> **Dataset excerpt**
• • • •

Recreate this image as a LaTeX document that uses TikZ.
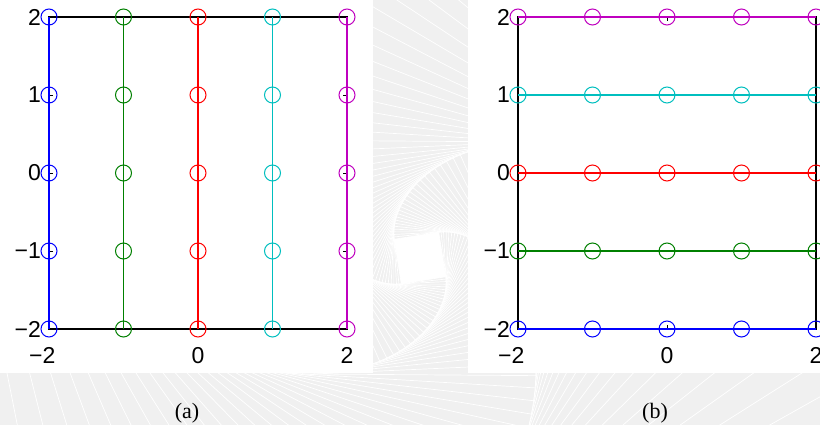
\documentclass[tikz,border=0pt]{standalone}
\usepackage{fontspec}
\newfontfamily\ticksf{Liberation Sans}
\newfontfamily\capserif{Liberation Serif}
\definecolor{mblue}{rgb}{0,0,1}
\definecolor{mgreen}{rgb}{0,0.5,0}
\definecolor{mred}{rgb}{1,0,0}
\definecolor{mcyan}{rgb}{0,0.75,0.75}
\definecolor{mmag}{rgb}{0.75,0,0.75}
\definecolor{bggray}{gray}{0.94}
\begin{document}
\begin{tikzpicture}[x=1pt,y=-1pt,
  bgline/.style={white, line width=0.7pt},
  axisline/.style={black, line width=1.3pt},
  tickline/.style={black, line width=0.8pt},
  dataline/.style={line width=1.2pt},
  marker/.style={circle, draw, line width=1pt, minimum size=16pt, inner sep=0pt},
  ticklab/.style={font=\ticksf\fontsize{23}{23}\selectfont, inner sep=0pt},
  caption/.style={font=\capserif\fontsize{22}{22}\selectfont, inner sep=0pt}]
\useasboundingbox (0,0) rectangle (820,425);
% background watermark pattern
\begin{scope}
  \clip (0,0) rectangle (820,425);
  \fill[bggray] (0,0) rectangle (820,425);
  \foreach \k in {0,...,66}{
    \pgfmathsetmacro\h{22.5*1.05118^\k}
    \pgfmathsetmacro\ang{9-3.013*\k}
    \draw[bgline, rotate around={\ang:(420,258)}] (420-\h,258-\h) rectangle (420+\h,258+\h);
  }
  \fill[white, rotate around={9:(420,258)}] (397.5,235.5) rectangle (442.5,280.5);
  \fill[white] (0,0) rectangle (373,373);
  \fill[white] (468,0) rectangle (820,373);
\end{scope}
% grid coordinates
\foreach \i in {0,...,4}{
  \foreach \j in {0,...,4}{
    \coordinate (a\i\j) at ({49+74.5*\i},{329-78*\j});
    \coordinate (b\i\j) at ({518+74.5*\i},{329-78*\j});
  }
}
% axes boxes
\draw[axisline] (a00) rectangle (a44);
\draw[axisline] (b00) rectangle (b44);
\foreach \p in {a,b}{
  \foreach \i in {0,2,4}{
    \draw[tickline] (\p\i0) -- ++(0,-4);
    \draw[tickline] (\p\i4) -- ++(0,4);
  }
  \foreach \j in {0,...,4}{
    \draw[tickline] (\p0\j) -- ++(4,0);
    \draw[tickline] (\p4\j) -- ++(-4,0);
  }
}
% plot (a): vertical lines
\foreach \i/\c in {0/mblue,1/mgreen,2/mred,3/mcyan,4/mmag}{
  \draw[dataline, \c] (a\i0) -- (a\i4);
  \foreach \j in {0,...,4}{
    \node[marker, draw=\c] (ma\i\j) at (a\i\j) {};
  }
}
% plot (b): horizontal lines
\foreach \j/\c in {0/mblue,1/mgreen,2/mred,3/mcyan,4/mmag}{
  \draw[dataline, \c] (b0\j) -- (b4\j);
  \foreach \i in {0,...,4}{
    \node[marker, draw=\c] (mb\i\j) at (b\i\j) {};
  }
}
% tick labels
\foreach \p in {a,b}{
  \foreach \j/\t in {0/\llap{−}2,1/\llap{−}1,2/0,3/1,4/2}{
    \node[ticklab, anchor=east, xshift=-8pt] (y\p\j) at (\p0\j) {\t};
  }
  \foreach \i/\t in {0/\llap{−}2,2/0,4/2}{
    \node[ticklab, anchor=north, yshift=-18pt] (x\p\i) at (\p\i0) {\t};
  }
}
% captions
\node[caption] (capa) at (187,413) {(a)};
\node[caption] (capb) at (655,413) {(b)};
\end{tikzpicture}
\end{document}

• • • •

> **Exercise directions**
Repeat the material above in full and unchanged, minus its images.

> **Answer for the task**
Recreate this image as a LaTeX document that uses TikZ.
\documentclass[tikz,border=0pt]{standalone}
\usepackage{fontspec}
\newfontfamily\ticksf{Liberation Sans}
\newfontfamily\capserif{Liberation Serif}
\definecolor{mblue}{rgb}{0,0,1}
\definecolor{mgreen}{rgb}{0,0.5,0}
\definecolor{mred}{rgb}{1,0,0}
\definecolor{mcyan}{rgb}{0,0.75,0.75}
\definecolor{mmag}{rgb}{0.75,0,0.75}
\definecolor{bggray}{gray}{0.94}
\begin{document}
\begin{tikzpicture}[x=1pt,y=-1pt,
  bgline/.style={white, line width=0.7pt},
  axisline/.style={black, line width=1.3pt},
  tickline/.style={black, line width=0.8pt},
  dataline/.style={line width=1.2pt},
  marker/.style={circle, draw, line width=1pt, minimum size=16pt, inner sep=0pt},
  ticklab/.style={font=\ticksf\fontsize{23}{23}\selectfont, inner sep=0pt},
  caption/.style={font=\capserif\fontsize{22}{22}\selectfont, inner sep=0pt}]
\useasboundingbox (0,0) rectangle (820,425);
% background watermark pattern
\begin{scope}
  \clip (0,0) rectangle (820,425);
  \fill[bggray] (0,0) rectangle (820,425);
  \foreach \k in {0,...,66}{
    \pgfmathsetmacro\h{22.5*1.05118^\k}
    \pgfmathsetmacro\ang{9-3.013*\k}
    \draw[bgline, rotate around={\ang:(420,258)}] (420-\h,258-\h) rectangle (420+\h,258+\h);
  }
  \fill[white, rotate around={9:(420,258)}] (397.5,235.5) rectangle (442.5,280.5);
  \fill[white] (0,0) rectangle (373,373);
  \fill[white] (468,0) rectangle (820,373);
\end{scope}
% grid coordinates
\foreach \i in {0,...,4}{
  \foreach \j in {0,...,4}{
    \coordinate (a\i\j) at ({49+74.5*\i},{329-78*\j});
    \coordinate (b\i\j) at ({518+74.5*\i},{329-78*\j});
  }
}
% axes boxes
\draw[axisline] (a00) rectangle (a44);
\draw[axisline] (b00) rectangle (b44);
\foreach \p in {a,b}{
  \foreach \i in {0,2,4}{
    \draw[tickline] (\p\i0) -- ++(0,-4);
    \draw[tickline] (\p\i4) -- ++(0,4);
  }
  \foreach \j in {0,...,4}{
    \draw[tickline] (\p0\j) -- ++(4,0);
    \draw[tickline] (\p4\j) -- ++(-4,0);
  }
}
% plot (a): vertical lines
\foreach \i/\c in {0/mblue,1/mgreen,2/mred,3/mcyan,4/mmag}{
  \draw[dataline, \c] (a\i0) -- (a\i4);
  \foreach \j in {0,...,4}{
    \node[marker, draw=\c] (ma\i\j) at (a\i\j) {};
  }
}
% plot (b): horizontal lines
\foreach \j/\c in {0/mblue,1/mgreen,2/mred,3/mcyan,4/mmag}{
  \draw[dataline, \c] (b0\j) -- (b4\j);
  \foreach \i in {0,...,4}{
    \node[marker, draw=\c] (mb\i\j) at (b\i\j) {};
  }
}
% tick labels
\foreach \p in {a,b}{
  \foreach \j/\t in {0/\llap{−}2,1/\llap{−}1,2/0,3/1,4/2}{
    \node[ticklab, anchor=east, xshift=-8pt] (y\p\j) at (\p0\j) {\t};
  }
  \foreach \i/\t in {0/\llap{−}2,2/0,4/2}{
    \node[ticklab, anchor=north, yshift=-18pt] (x\p\i) at (\p\i0) {\t};
  }
}
% captions
\node[caption] (capa) at (187,413) {(a)};
\node[caption] (capb) at (655,413) {(b)};
\end{tikzpicture}
\end{document}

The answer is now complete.